There’s a clear financial case for going further and faster on devolution. Decisions made closer to the people they affect are better decisions. They make better use of resources. They are more accountable. They deliver better value for money. But while the Government talks localist, they can’t break their centralising habits. The Housing Bill going through Parliament now includes over 30 new centralising measures. The Government is forcing local authorities in areas with a desperate shortage of social and affordable housing to sell off more of what little remains. Not much devolution in that.
Look too at the Government’s urge to control more and more schools directly from the Department for Education. The gradual removal of the local role in pupil places planning. The imposition of the Work Programme without proper local involvement. The political attack on councils for holding reserves against risks that the Government is making worse.

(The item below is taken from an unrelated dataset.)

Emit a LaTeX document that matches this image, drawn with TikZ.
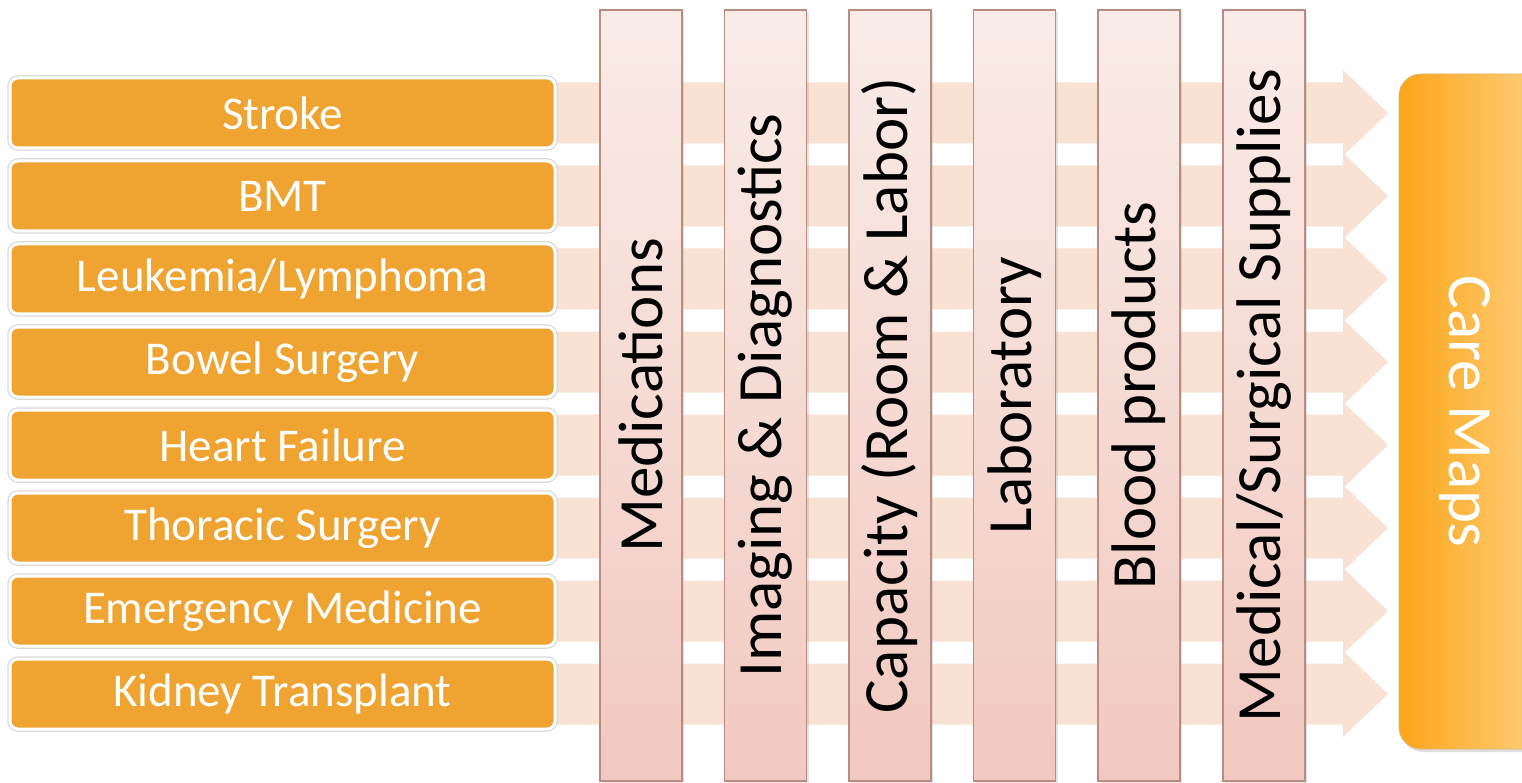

Just before Christmas the Government pushed through a piece of secondary legislation they trumpeted as devolution that scrapped the need for the Secretary of State to approve councils’ decisions to license tattoo parlours after they’d been made, but they reinserted a requirement for the Secretary of State to approve such decisions in advance. They don’t even trust you to license tattoo parlours on your own!
We clearly need a new political settlement, devolution by default – far more radical than the piecemeal approach the Government has adopted. Local government can’t just exist on licence from national government – we need a new constitutional basis for local government, a principle of subsidiarity, devolution by default, and Labour wants to see a constitutional convention set up so the country can shape that new settlement.
Devolution can’t just be about shifting powers from Whitehall to town halls, or even combined authorities. It must go deeper. We need to find new ways to hand power to service users, members of communities, workers on the frontline. People’s trust in politics is broken, and we won’t fix that until we show people that politicians trust them. We need more open data so citizens can participate in decision-making and scrutiny.
New technology offers exciting opportunities to extend participation and personalise services. We need to explore new forms of community or mutual ownership so communities – especially the most marginalised – feel they have a bigger stake in the places where they live and the services they use.
There are some fantastic examples of services that have given communities and service users more control over the decisions that affect them. It can lead to better outcomes and greater efficiency. Tenant-managed and cooperative housing has a bigger role to play. There’s further to go with personalised care budgets, and pooled budgets that give groups of users more influence over service providers.
Community management of parks, youth services, libraries, even controlled parking and some waste services. As long as these aren’t just cover for unsustainable cuts, they can help us rebuild communities that are more resilient and self-reliant, and tap into a wealth of new ideas.
Local government is at a turning point. It’s being ripped apart by this Government. But it has the creativity to reinvent itself for a new age, with a new vision of personalised, preventative public services where power is transferred to the citizen.
That doesn’t just demand a new financial settlement but a new constitutional settlement. That’s why we need to be much bolder than this Government has been. Change on the scale that’s needed can only come if we set local government and local communities free.